Justice and peace organisation, Afri, today called the government publication of the heads of a Climate Bill as deeply disappointing as it fails to meet key requirements for the effective tackling of climate change.
Afri is a member of the Stop Climate Chaos Coalition which has repeatedly called on the government to publish a strong bill which has legally binding emission reduction targets, five-year carbon budgets that meet up to these targets; carbon targets to be met domestically, without purchasing overseas carbon credits, and the establishment of an independent climate change commission to advise Government, with the power to publish its own reports.
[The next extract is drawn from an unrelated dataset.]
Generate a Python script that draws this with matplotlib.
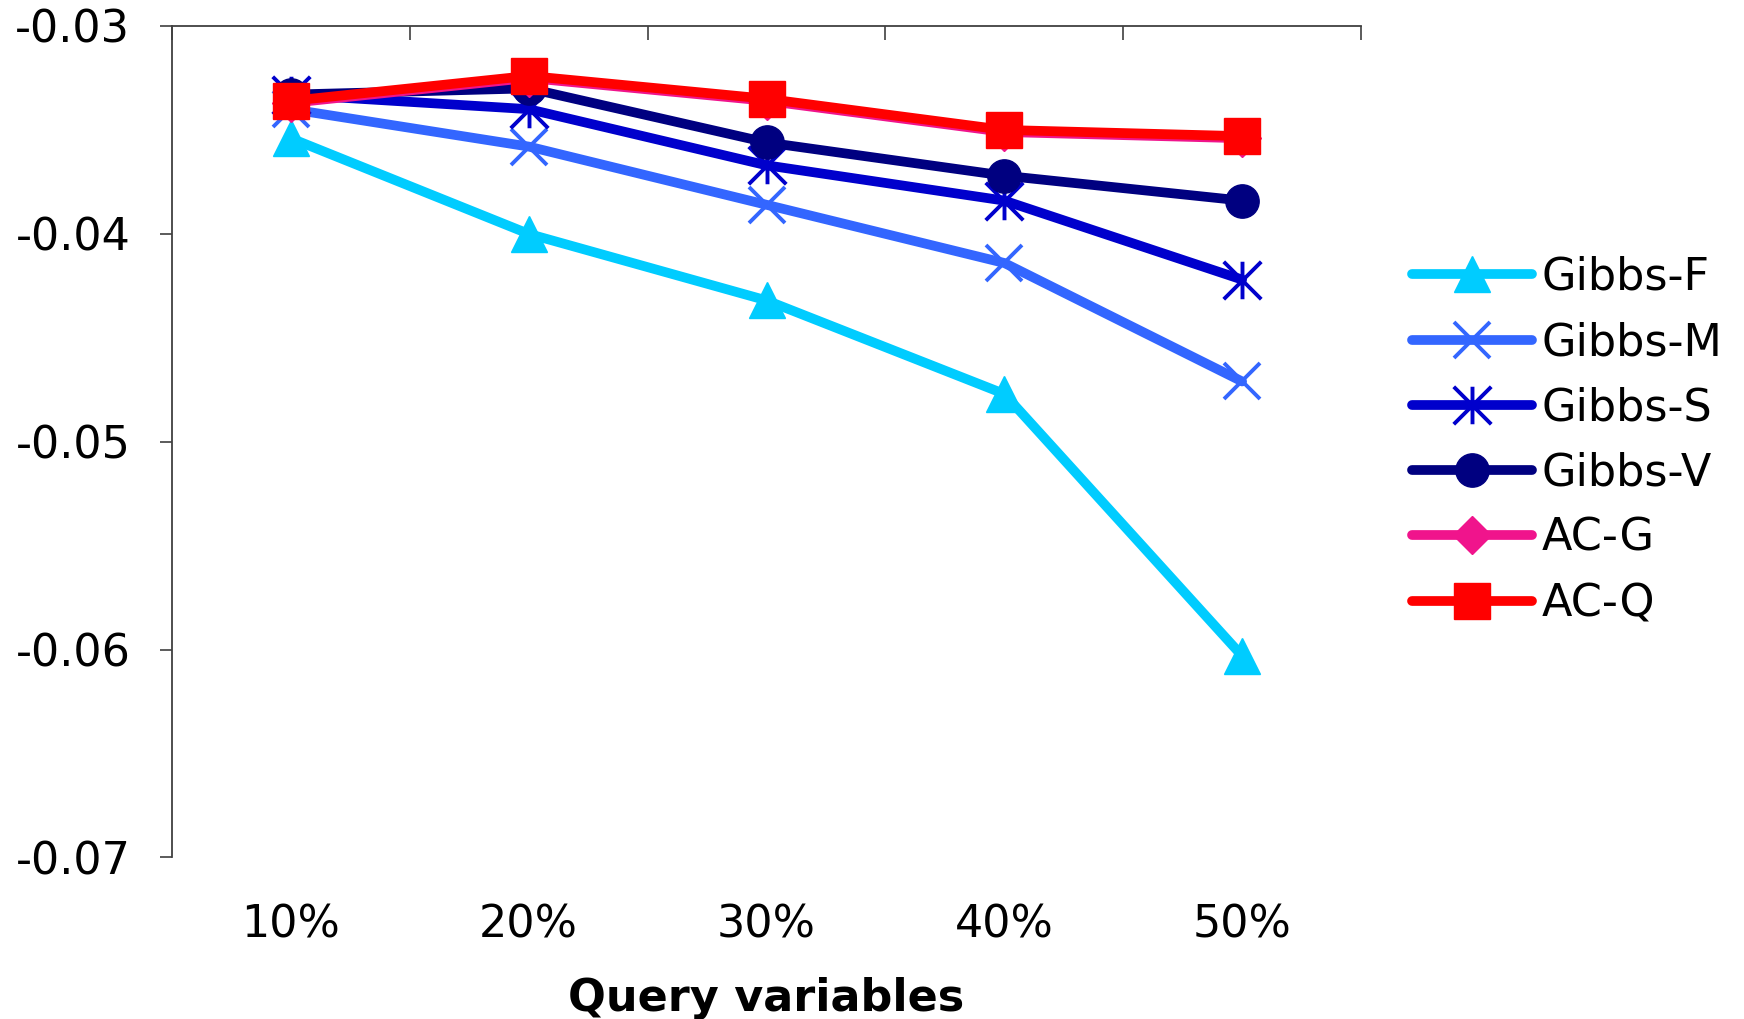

“This bill has no legally binding emission reduction targets, no carbon budgets and no clear indication of how tackling climate change is to be achieved,” noted Afri spokesperson Lisa Patten, “it is much less serious about climate change than Labour’s climate change bill in 2009 which had a legally binding 80% target for 2050, 5-year carbon budgets, as well as an independent advisory council, and making the Taoiseach responsible for climate policy. It is another example of a party back-tracking on promises once in power.” Ms Patten noted that climate change is one of the most important challenges of our times and one that is having serious consequences in all parts of the world, particularly countries in the Global South who can ill afford to bear the costs of the fallout from environmental disasters.
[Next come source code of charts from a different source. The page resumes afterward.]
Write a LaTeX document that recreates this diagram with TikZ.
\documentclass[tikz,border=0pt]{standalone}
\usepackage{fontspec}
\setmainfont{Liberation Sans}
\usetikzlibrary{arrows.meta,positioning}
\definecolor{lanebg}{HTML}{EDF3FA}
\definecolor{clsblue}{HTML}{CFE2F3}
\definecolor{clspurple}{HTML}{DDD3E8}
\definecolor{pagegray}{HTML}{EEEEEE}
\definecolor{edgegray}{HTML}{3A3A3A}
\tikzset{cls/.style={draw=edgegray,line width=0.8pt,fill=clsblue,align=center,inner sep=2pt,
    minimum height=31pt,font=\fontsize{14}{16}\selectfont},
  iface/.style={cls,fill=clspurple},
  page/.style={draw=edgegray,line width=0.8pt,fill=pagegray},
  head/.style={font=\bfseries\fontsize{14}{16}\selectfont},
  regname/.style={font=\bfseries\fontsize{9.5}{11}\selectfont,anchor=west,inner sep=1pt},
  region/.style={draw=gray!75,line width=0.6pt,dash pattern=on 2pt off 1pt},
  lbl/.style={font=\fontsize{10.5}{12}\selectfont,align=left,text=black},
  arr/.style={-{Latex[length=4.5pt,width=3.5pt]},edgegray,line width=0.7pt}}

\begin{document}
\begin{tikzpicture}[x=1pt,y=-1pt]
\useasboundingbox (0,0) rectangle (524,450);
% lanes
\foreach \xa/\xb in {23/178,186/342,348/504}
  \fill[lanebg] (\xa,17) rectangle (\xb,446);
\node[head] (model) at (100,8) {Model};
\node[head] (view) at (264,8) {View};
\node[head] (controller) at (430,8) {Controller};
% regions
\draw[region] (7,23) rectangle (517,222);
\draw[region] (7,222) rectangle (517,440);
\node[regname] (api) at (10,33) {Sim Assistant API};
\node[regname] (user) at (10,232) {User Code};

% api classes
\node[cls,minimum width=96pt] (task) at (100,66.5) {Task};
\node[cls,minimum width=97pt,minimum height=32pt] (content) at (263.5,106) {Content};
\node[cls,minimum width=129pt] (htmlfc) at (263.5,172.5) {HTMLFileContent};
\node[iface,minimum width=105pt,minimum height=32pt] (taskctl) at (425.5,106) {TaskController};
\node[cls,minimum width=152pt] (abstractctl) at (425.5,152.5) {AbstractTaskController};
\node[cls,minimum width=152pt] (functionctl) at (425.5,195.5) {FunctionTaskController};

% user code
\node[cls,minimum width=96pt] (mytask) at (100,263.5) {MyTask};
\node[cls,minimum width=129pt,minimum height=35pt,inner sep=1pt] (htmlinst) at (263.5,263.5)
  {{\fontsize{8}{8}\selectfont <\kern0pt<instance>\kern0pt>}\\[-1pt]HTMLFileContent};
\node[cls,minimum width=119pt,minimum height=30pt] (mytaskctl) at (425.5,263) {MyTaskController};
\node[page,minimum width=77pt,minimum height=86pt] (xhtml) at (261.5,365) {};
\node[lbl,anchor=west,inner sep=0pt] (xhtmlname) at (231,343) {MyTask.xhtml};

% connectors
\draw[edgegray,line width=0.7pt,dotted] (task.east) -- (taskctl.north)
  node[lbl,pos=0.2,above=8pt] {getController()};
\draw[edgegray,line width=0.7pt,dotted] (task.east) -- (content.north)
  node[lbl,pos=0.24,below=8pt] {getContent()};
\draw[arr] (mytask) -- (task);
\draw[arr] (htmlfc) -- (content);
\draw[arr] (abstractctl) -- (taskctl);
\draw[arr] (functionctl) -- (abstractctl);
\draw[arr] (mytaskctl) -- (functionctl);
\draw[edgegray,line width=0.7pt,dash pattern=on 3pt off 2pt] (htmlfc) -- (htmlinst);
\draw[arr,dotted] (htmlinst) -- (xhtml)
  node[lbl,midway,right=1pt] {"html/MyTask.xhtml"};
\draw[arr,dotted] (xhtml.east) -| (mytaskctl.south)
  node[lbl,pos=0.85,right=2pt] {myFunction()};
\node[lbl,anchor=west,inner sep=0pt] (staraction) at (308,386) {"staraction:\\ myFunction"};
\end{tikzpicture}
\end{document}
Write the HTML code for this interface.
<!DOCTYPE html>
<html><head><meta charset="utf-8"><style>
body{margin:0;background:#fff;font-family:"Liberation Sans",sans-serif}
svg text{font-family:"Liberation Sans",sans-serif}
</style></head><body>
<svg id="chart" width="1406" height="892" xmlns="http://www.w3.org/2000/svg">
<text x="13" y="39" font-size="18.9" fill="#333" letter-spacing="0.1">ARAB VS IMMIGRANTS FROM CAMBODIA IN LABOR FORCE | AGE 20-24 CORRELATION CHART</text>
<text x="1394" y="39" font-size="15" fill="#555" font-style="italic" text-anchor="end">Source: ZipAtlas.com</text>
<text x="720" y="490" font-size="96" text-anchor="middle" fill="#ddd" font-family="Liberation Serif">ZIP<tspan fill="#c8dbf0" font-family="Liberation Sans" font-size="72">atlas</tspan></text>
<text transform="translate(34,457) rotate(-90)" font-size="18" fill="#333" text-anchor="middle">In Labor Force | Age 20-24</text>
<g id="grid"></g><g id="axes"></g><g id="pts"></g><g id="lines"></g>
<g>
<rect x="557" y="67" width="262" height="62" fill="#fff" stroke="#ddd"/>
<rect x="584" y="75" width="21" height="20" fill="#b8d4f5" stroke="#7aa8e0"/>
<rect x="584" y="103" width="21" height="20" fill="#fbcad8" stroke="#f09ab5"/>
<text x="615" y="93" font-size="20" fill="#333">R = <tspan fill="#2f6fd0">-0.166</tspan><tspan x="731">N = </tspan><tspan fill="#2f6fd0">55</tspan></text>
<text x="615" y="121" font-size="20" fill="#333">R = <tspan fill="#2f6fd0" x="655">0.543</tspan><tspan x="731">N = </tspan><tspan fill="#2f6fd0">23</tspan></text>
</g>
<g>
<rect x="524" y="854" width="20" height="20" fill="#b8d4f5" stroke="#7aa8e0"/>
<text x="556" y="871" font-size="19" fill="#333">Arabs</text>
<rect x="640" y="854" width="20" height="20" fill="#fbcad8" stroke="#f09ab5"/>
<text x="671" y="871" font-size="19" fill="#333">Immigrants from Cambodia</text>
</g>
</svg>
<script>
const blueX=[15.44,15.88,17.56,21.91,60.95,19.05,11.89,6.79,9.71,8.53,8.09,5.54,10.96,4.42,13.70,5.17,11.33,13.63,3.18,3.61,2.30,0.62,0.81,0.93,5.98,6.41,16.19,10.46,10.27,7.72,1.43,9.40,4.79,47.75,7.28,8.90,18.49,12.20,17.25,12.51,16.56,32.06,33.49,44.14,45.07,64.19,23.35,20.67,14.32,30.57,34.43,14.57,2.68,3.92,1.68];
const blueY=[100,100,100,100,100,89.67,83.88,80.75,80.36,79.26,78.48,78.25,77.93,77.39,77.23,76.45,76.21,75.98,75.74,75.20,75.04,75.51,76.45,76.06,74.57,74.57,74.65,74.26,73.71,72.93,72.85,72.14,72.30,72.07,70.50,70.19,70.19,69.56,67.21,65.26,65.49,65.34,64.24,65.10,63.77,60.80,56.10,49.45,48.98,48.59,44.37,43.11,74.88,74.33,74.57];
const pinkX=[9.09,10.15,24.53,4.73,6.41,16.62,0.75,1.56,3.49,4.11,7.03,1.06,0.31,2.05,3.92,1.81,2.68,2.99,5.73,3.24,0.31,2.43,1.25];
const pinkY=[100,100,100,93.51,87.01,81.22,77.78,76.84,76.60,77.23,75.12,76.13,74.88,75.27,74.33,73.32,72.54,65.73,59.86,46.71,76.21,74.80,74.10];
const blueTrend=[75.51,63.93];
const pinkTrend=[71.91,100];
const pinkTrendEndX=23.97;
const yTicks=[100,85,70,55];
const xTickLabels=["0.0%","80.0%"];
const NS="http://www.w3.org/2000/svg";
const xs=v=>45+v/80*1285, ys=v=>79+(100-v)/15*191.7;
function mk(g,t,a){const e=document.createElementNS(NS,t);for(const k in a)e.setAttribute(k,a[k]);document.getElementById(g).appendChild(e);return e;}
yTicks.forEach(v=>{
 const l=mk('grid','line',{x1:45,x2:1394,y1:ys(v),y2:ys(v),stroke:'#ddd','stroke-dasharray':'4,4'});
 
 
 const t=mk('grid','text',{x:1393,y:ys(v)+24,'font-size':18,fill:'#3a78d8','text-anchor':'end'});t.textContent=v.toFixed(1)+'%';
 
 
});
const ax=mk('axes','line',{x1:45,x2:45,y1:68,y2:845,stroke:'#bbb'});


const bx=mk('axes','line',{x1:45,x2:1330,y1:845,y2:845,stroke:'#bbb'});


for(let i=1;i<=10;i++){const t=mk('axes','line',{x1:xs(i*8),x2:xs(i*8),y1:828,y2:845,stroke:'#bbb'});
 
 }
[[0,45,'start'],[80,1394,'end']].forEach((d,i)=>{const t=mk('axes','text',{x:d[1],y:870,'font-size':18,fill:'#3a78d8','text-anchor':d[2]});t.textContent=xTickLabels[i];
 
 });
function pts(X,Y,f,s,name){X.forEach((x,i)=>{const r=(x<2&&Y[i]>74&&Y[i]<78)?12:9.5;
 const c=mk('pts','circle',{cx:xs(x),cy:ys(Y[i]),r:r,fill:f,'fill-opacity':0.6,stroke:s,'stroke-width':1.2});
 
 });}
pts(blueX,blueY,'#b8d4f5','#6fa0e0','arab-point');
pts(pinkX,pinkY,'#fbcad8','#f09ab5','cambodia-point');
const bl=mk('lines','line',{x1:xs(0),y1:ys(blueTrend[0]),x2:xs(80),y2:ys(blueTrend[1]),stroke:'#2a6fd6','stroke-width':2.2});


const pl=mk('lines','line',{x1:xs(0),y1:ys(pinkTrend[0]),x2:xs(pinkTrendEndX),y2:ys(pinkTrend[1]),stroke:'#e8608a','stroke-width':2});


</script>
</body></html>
Abjata Khalif from Afri’s partner organisation in Kenya (Kenya Pastoralist Journalist Network) also expressed disappointment with the bill, “As a pastoralist, camel herder and activist working in an area in Northern Kenya that is daily enduring the ravages of climate change, I urge the Irish government to introduce and enforce a strong climate change bill with clear targets that will address and tackle climate change and reduce the suffering of vulnerable people.
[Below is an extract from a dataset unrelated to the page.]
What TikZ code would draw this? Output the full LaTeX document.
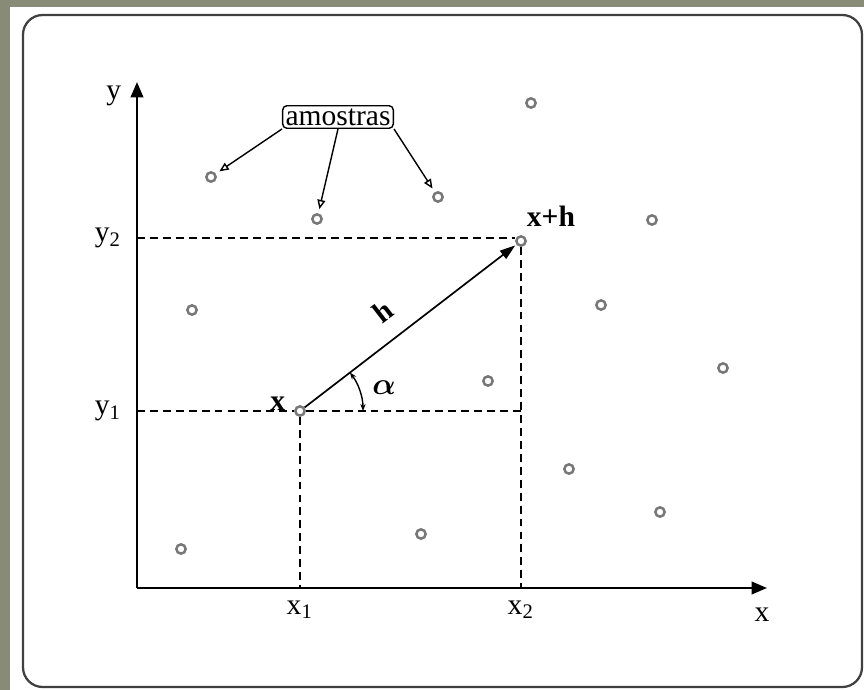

The consequences of climate change, such as prolonged droughts, flash floods, harsh and hostile temperature, continues to ravage the arid land areas of northern Kenya leaving locals grappling with problems such as increased conflicts among pastoralist communities, disruption of livelihood, pastoralist communities fleeing remote villages due to hostile weather and flash floods leading in turn to refugee camps and major humanitarian upheaval. It’s the responsibility of all nations whether from North or South to come up with tangible, water tight policies and clear targets that will address climate change and alleviate the suffering of people in the global south who are hardest hit by climate change.”
Mr Khalif has been instrumental in providing solar lamps to midwives and school children in Kenya as a safer, more environmentally friendly, alternative to kerosene.